The people of Albania are going to the polls in parliamentary elections that are seen as a key test for the Balkan country's ambition to join the European Union. Albania's incumbent Prime Minister Sali Berisha faces a tough fight in the national elections.
Western observers are closely monitoring Sunday's parliamentary elections in Albania to see whether one of Europe's poorest countries has enough democratic credentials to join the European Union.
The ballot, which includes as front-runners for prime minister a dominant post-communist era-leader and a Socialist, is Albania's seventh parliamentary election since Communism collapsed in 1990,
But none of the previous votes met international standards amid reported fraud and other irregularities.
The campaign for Sunday's elections was marred by violence as three people, including politicians, were killed in what local media have called "politically motivated attacks".
Amid these turbulent times, incumbent Prime Minister Sali Berisha told a final campaign rally that he is the best choice to bring Albania towards the European Union after successfully steering the country towards membership of the North Atlantic Treaty Organization in April.
He says: "We gather here in this square as NATO members, the Euro-Atlantic dream, we made it reality,"
But the opposition has blamed the government and the prime minister for a series of scandals, including embezzlement of public funds for a major highway project.

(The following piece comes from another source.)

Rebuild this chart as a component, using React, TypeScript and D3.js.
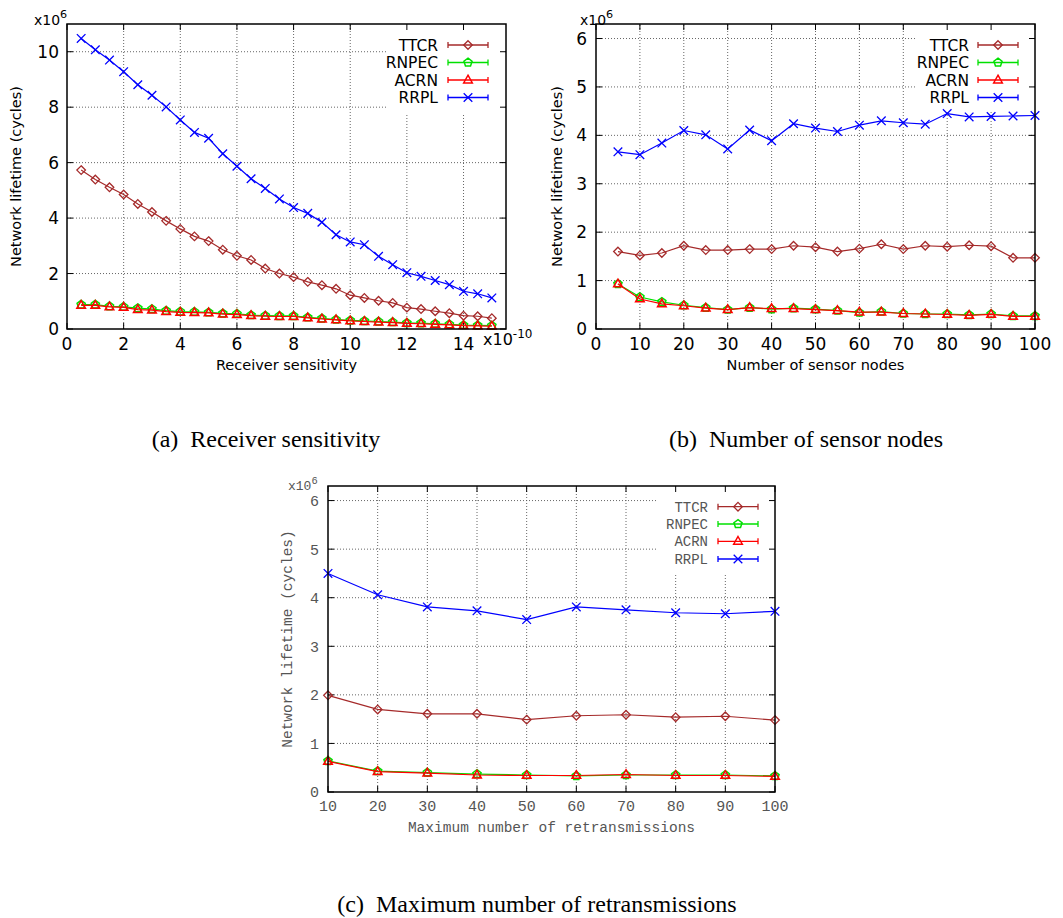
import React, { useEffect, useRef } from 'react';
import * as d3 from 'd3';

// ---------- DATA ----------
const seriesNames = ['TTCR', 'RNPEC', 'ACRN', 'RRPL'];
const seriesColors = ['#a52a2a', '#00e000', '#ff0000', '#0000ff'];
const seriesMarkers = ['diamond', 'pentagon', 'triangle', 'cross'];

// (a) Receiver sensitivity (x10^-10)
const sensX = [0.5, 1, 1.5, 2, 2.5, 3, 3.5, 4, 4.5, 5, 5.5, 6, 6.5, 7, 7.5, 8, 8.5, 9, 9.5, 10, 10.5, 11, 11.5, 12, 12.5, 13, 13.5, 14, 14.5, 15];
const sensTTCR = [5.73, 5.39, 5.11, 4.85, 4.51, 4.22, 3.9, 3.61, 3.34, 3.17, 2.86, 2.64, 2.49, 2.18, 2.0, 1.87, 1.7, 1.58, 1.45, 1.22, 1.12, 1.02, 0.94, 0.77, 0.72, 0.64, 0.57, 0.48, 0.46, 0.39];
const sensRNPEC = [0.88, 0.88, 0.82, 0.8, 0.75, 0.72, 0.66, 0.63, 0.62, 0.6, 0.56, 0.55, 0.5, 0.48, 0.47, 0.47, 0.42, 0.38, 0.34, 0.31, 0.29, 0.27, 0.25, 0.22, 0.21, 0.19, 0.17, 0.14, 0.13, 0.12];
const sensACRN = [0.85, 0.85, 0.8, 0.78, 0.7, 0.68, 0.63, 0.6, 0.59, 0.58, 0.54, 0.52, 0.48, 0.46, 0.45, 0.45, 0.4, 0.36, 0.33, 0.29, 0.27, 0.25, 0.23, 0.2, 0.19, 0.17, 0.15, 0.12, 0.11, 0.1];
const sensRRPL = [10.48, 10.07, 9.7, 9.28, 8.81, 8.43, 8.01, 7.54, 7.09, 6.88, 6.32, 5.87, 5.42, 5.07, 4.69, 4.38, 4.17, 3.85, 3.4, 3.14, 3.04, 2.62, 2.32, 2.03, 1.9, 1.75, 1.6, 1.36, 1.27, 1.12];
const sensXTicks = [0, 2, 4, 6, 8, 10, 12, 14];
const sensYTicks = [0, 2, 4, 6, 8, 10];

// (b) Number of sensor nodes
const nodesX = [5, 10, 15, 20, 25, 30, 35, 40, 45, 50, 55, 60, 65, 70, 75, 80, 85, 90, 95, 100];
const nodesTTCR = [1.6, 1.52, 1.57, 1.72, 1.63, 1.63, 1.65, 1.65, 1.72, 1.69, 1.6, 1.66, 1.75, 1.65, 1.72, 1.7, 1.73, 1.71, 1.47, 1.47];
const nodesRNPEC = [0.93, 0.66, 0.56, 0.49, 0.44, 0.4, 0.44, 0.41, 0.43, 0.41, 0.38, 0.34, 0.36, 0.32, 0.31, 0.31, 0.29, 0.31, 0.27, 0.27];
const nodesACRN = [0.93, 0.62, 0.52, 0.48, 0.43, 0.4, 0.44, 0.42, 0.42, 0.4, 0.38, 0.35, 0.35, 0.32, 0.31, 0.3, 0.28, 0.3, 0.26, 0.26];
const nodesRRPL = [3.66, 3.6, 3.84, 4.1, 4.01, 3.72, 4.11, 3.89, 4.24, 4.15, 4.08, 4.21, 4.3, 4.26, 4.23, 4.45, 4.38, 4.39, 4.4, 4.41];
const nodesXTicks = [0, 10, 20, 30, 40, 50, 60, 70, 80, 90, 100];
const lifeYTicks = [0, 1, 2, 3, 4, 5, 6];

// (c) Maximum number of retransmissions
const retrX = [10, 20, 30, 40, 50, 60, 70, 80, 90, 100];
const retrTTCR = [1.99, 1.7, 1.61, 1.61, 1.49, 1.57, 1.59, 1.54, 1.56, 1.48];
const retrRNPEC = [0.64, 0.43, 0.4, 0.37, 0.35, 0.33, 0.35, 0.35, 0.35, 0.33];
const retrACRN = [0.63, 0.42, 0.39, 0.35, 0.34, 0.34, 0.36, 0.34, 0.34, 0.32];
const retrRRPL = [4.5, 4.06, 3.81, 3.73, 3.55, 3.81, 3.75, 3.69, 3.67, 3.72];
const retrXTicks = [10, 20, 30, 40, 50, 60, 70, 80, 90, 100];

// ---------- DRAWING ----------
function drawMarker(g: any, kind: string, cx: number, cy: number, color: string) {
  const r = 4.3;
  if (kind === 'diamond') {
    g.append('path').attr('d', `M${cx},${cy - r}L${cx + r},${cy}L${cx},${cy + r}L${cx - r},${cy}Z`)
      .attr('fill', 'none').attr('stroke', color).attr('stroke-width', 1.3);
  } else if (kind === 'pentagon') {
    const pts = d3.range(5).map((i) => {
      const a = -Math.PI / 2 + (i * 2 * Math.PI) / 5;
      return [cx + r * Math.cos(a), cy + r * Math.sin(a)];
    });
    g.append('path').attr('d', 'M' + pts.map((p) => p.join(',')).join('L') + 'Z')
      .attr('fill', 'none').attr('stroke', color).attr('stroke-width', 1.5);
  } else if (kind === 'triangle') {
    const rr = 4.8;
    g.append('path').attr('d', `M${cx},${cy - rr}L${cx + rr * 0.9},${cy + rr * 0.6}L${cx - rr * 0.9},${cy + rr * 0.6}Z`)
      .attr('fill', 'none').attr('stroke', color).attr('stroke-width', 1.5);
  } else {
    g.append('path').attr('d', `M${cx - r},${cy - r}L${cx + r},${cy + r}M${cx - r},${cy + r}L${cx + r},${cy - r}`)
      .attr('fill', 'none').attr('stroke', color).attr('stroke-width', 1.3);
  }
}

interface PanelCfg {
  left: number; right: number; top: number; bottom: number;
  xDomain: [number, number]; yDomain: [number, number];
  xTicks: number[]; yTicks: number[];
  xs: number[]; series: number[][];
  font: string; color: string;
  tickSize: number; titleSize: number; legendSize: number;
  xTitle: string; yTitle: string;
  yTitleX: number; xTitleY: number; xTickY: number; yTickX: number;
  legendBox: [number, number, number, number];
  legendTextX: number; legendLineX: [number, number]; legendY: number[];
  expX: number; expY: number; expSize: number;
}

function drawPanel(root: any, p: PanelCfg) {
  const x = d3.scaleLinear().domain(p.xDomain).range([p.left, p.right]);
  const y = d3.scaleLinear().domain(p.yDomain).range([p.bottom, p.top]);
  const g = root.append('g');

  // grid
  p.xTicks.forEach((t) => {
    const px = x(t);
    if (px > p.left + 1 && px < p.right - 1)
      g.append('line').attr('x1', px).attr('x2', px).attr('y1', p.bottom).attr('y2', p.top)
        .attr('stroke', '#555').attr('stroke-width', 0.9).attr('stroke-dasharray', '1,2');
  });
  p.yTicks.forEach((t) => {
    const py = y(t);
    if (py < p.bottom - 1 && py > p.top + 1)
      g.append('line').attr('x1', p.left).attr('x2', p.right).attr('y1', py).attr('y2', py)
        .attr('stroke', '#555').attr('stroke-width', 0.9).attr('stroke-dasharray', '1,2');
  });

  // legend box (opaque)
  const [lx, ly, lw, lh] = p.legendBox;
  g.append('rect').attr('x', lx).attr('y', ly).attr('width', lw).attr('height', lh).attr('fill', '#fff');

  // tick marks (mirrored)
  const tl = 6;
  p.xTicks.forEach((t) => {
    const px = x(t);
    g.append('line').attr('x1', px).attr('x2', px).attr('y1', p.bottom).attr('y2', p.bottom - tl).attr('stroke', '#000');
    g.append('line').attr('x1', px).attr('x2', px).attr('y1', p.top).attr('y2', p.top + tl).attr('stroke', '#000');
  });
  p.yTicks.forEach((t) => {
    const py = y(t);
    g.append('line').attr('x1', p.left).attr('x2', p.left + tl).attr('y1', py).attr('y2', py).attr('stroke', '#000');
    g.append('line').attr('x1', p.right).attr('x2', p.right - tl).attr('y1', py).attr('y2', py).attr('stroke', '#000');
  });

  // series
  p.series.forEach((vals, si) => {
    const color = seriesColors[si];
    const line = d3.line<number>().x((_, i) => x(p.xs[i])).y((d) => y(d));
    g.append('path').attr('d', line(vals)).attr('fill', 'none').attr('stroke', color).attr('stroke-width', 1.2);
    vals.forEach((v, i) => drawMarker(g, seriesMarkers[si], x(p.xs[i]), y(v), color));
  });

  // border
  g.append('rect').attr('x', p.left).attr('y', p.top).attr('width', p.right - p.left).attr('height', p.bottom - p.top)
    .attr('fill', 'none').attr('stroke', '#000').attr('stroke-width', 1.5);

  // tick labels
  p.xTicks.forEach((t) => {
    g.append('text').attr('x', x(t)).attr('y', p.xTickY).attr('text-anchor', 'middle')
      .attr('font-family', p.font).attr('font-size', p.tickSize).attr('fill', p.color).text(String(t));
  });
  p.yTicks.forEach((t) => {
    g.append('text').attr('x', p.yTickX).attr('y', y(t)).attr('dy', '0.36em').attr('text-anchor', 'end')
      .attr('font-family', p.font).attr('font-size', p.tickSize).attr('fill', p.color).text(String(t));
  });

  // exponent label
  const ex = g.append('text').attr('x', p.expX).attr('y', p.expY).attr('font-family', p.font)
    .attr('font-size', p.expSize).attr('fill', p.color);
  ex.append('tspan').text('x10');
  ex.append('tspan').attr('dy', -p.expSize * 0.5).attr('font-size', p.expSize * 0.8).text('6');

  // axis titles
  g.append('text').attr('x', (p.left + p.right) / 2).attr('y', p.xTitleY).attr('text-anchor', 'middle')
    .attr('font-family', p.font).attr('font-size', p.titleSize).attr('fill', p.color).text(p.xTitle);
  g.append('text').attr('transform', `translate(${p.yTitleX},${(p.top + p.bottom) / 2}) rotate(-90)`)
    .attr('text-anchor', 'middle').attr('dy', '0.35em')
    .attr('font-family', p.font).attr('font-size', p.titleSize).attr('fill', p.color).text(p.yTitle);

  // legend entries
  seriesNames.forEach((name, si) => {
    const cy = p.legendY[si];
    const color = seriesColors[si];
    g.append('text').attr('x', p.legendTextX).attr('y', cy).attr('dy', '0.36em').attr('text-anchor', 'end')
      .attr('font-family', p.font).attr('font-size', p.legendSize).attr('fill', p.color).text(name);
    const [a, b] = p.legendLineX;
    g.append('line').attr('x1', a).attr('x2', b).attr('y1', cy).attr('y2', cy).attr('stroke', color).attr('stroke-width', 1.3);
    g.append('line').attr('x1', a).attr('x2', a).attr('y1', cy - 3).attr('y2', cy + 3).attr('stroke', color).attr('stroke-width', 1.3);
    g.append('line').attr('x1', b).attr('x2', b).attr('y1', cy - 3).attr('y2', cy + 3).attr('stroke', color).attr('stroke-width', 1.3);
    drawMarker(g, seriesMarkers[si], (a + b) / 2, cy, color);
  });
}

export default function App() {
  const ref = useRef<SVGSVGElement | null>(null);

  useEffect(() => {
    const svg = d3.select(ref.current);
    svg.selectAll('*').remove();
    svg.append('rect').attr('width', 1063).attr('height', 918).attr('fill', '#fff');

    const sans = 'DejaVu Sans, Verdana, sans-serif';
    const mono = 'Liberation Mono, Courier New, monospace';

    drawPanel(svg, {
      left: 67, right: 506, top: 24, bottom: 329,
      xDomain: [0, 15.5], yDomain: [0, 11],
      xTicks: sensXTicks, yTicks: sensYTicks,
      xs: sensX, series: [sensTTCR, sensRNPEC, sensACRN, sensRRPL],
      font: sans, color: '#000', tickSize: 17, titleSize: 14.5, legendSize: 15.5,
      xTitle: 'Receiver sensitivity', yTitle: 'Network lifetime (cycles)',
      yTitleX: 16, xTitleY: 370, xTickY: 350, yTickX: 59,
      legendBox: [387, 25, 117, 88],
      legendTextX: 438, legendLineX: [448, 488], legendY: [45, 62.5, 80, 97.5],
      expX: 34, expY: 25, expSize: 14,
    });

    // x10^-10 multiplier for panel (a)
    const e = svg.append('text').attr('x', 483).attr('y', 345).attr('font-family', sans).attr('font-size', 16).attr('fill', '#000');
    e.append('tspan').text('x10');
    e.append('tspan').attr('dy', -7).attr('font-size', 12).text('-10');

    drawPanel(svg, {
      left: 596, right: 1035, top: 24, bottom: 329,
      xDomain: [0, 100], yDomain: [0, 6.3],
      xTicks: nodesXTicks, yTicks: lifeYTicks,
      xs: nodesX, series: [nodesTTCR, nodesRNPEC, nodesACRN, nodesRRPL],
      font: sans, color: '#000', tickSize: 17, titleSize: 14.5, legendSize: 15.5,
      xTitle: 'Number of sensor nodes', yTitle: 'Network lifetime (cycles)',
      yTitleX: 557, xTitleY: 370, xTickY: 350, yTickX: 587,
      legendBox: [917, 25, 117, 86],
      legendTextX: 969, legendLineX: [978, 1018], legendY: [45, 62.5, 80, 97.5],
      expX: 580, expY: 25, expSize: 14,
    });

    drawPanel(svg, {
      left: 328, right: 775, top: 486, bottom: 792,
      xDomain: [10, 100], yDomain: [0, 6.3],
      xTicks: retrXTicks, yTicks: lifeYTicks,
      xs: retrX, series: [retrTTCR, retrRNPEC, retrACRN, retrRRPL],
      font: mono, color: '#555', tickSize: 15, titleSize: 14.5, legendSize: 14,
      xTitle: 'Maximum number of retransmissions', yTitle: 'Network lifetime (cycles)',
      yTitleX: 287, xTitleY: 832, xTickY: 811, yTickX: 319,
      legendBox: [657, 487, 117, 88],
      legendTextX: 708, legendLineX: [718, 758], legendY: [506.7, 524, 541.3, 559],
      expX: 288, expY: 490, expSize: 13,
    });

    // captions
    const serif = 'Liberation Serif, Times New Roman, serif';
    [['(a)  Receiver sensitivity', 266, 447], ['(b)  Number of sensor nodes', 806, 447], ['(c)  Maximum number of retransmissions', 537, 912]]
      .forEach(([t, cx, cy]) => {
        svg.append('text').attr('x', cx as number).attr('y', cy as number).attr('text-anchor', 'middle')
          .attr('font-family', serif).attr('font-size', 24).attr('fill', '#000')
          .attr('xml:space', 'preserve').style('white-space', 'pre').text(t as string);
      });
  }, []);

  return (
    <svg ref={ref} width={1063} height={918} style={{ position: 'absolute', left: 0, top: 0 }} />
  );
}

They also accuse the prime minister of using his position for the personal enrichment of himself and his
Mr. Berisha has admitted to Euronews television, which is partly funded by the European Commission, that corruption has been a problem in his country. But the prime minister says he has been tackling financial wrongdoing in his administration.
"Two-and-a-half years ago corruption was a system in my country," he said. "But we [made] some very, very, very strong decisions to fight it. First: the entire administration was taken out of the conflict of interests. Second: we put some criteria in our offices that nobody could use public money for private or personal purposes."
Polls show Mr. Berisha faces a strong challenge from Tirana mayor and Socialist Party leader Edi Rama. He is an artist known outside Albania for his project to paint the Tirana's drab buildings in vibrant - and sometimes clashing - colors.
Rama has told his supporters "There is no reason why Albania cannot be a beautiful lady among others at the European Union." Surveys show the two main political parties - Rama's Socialists and Berisha's Democratic Party - to be neck-and-neck.
Albania's three-million voters are choosing from 4,000 candidates for 140 parliamentary seats. First official results are expected Monday.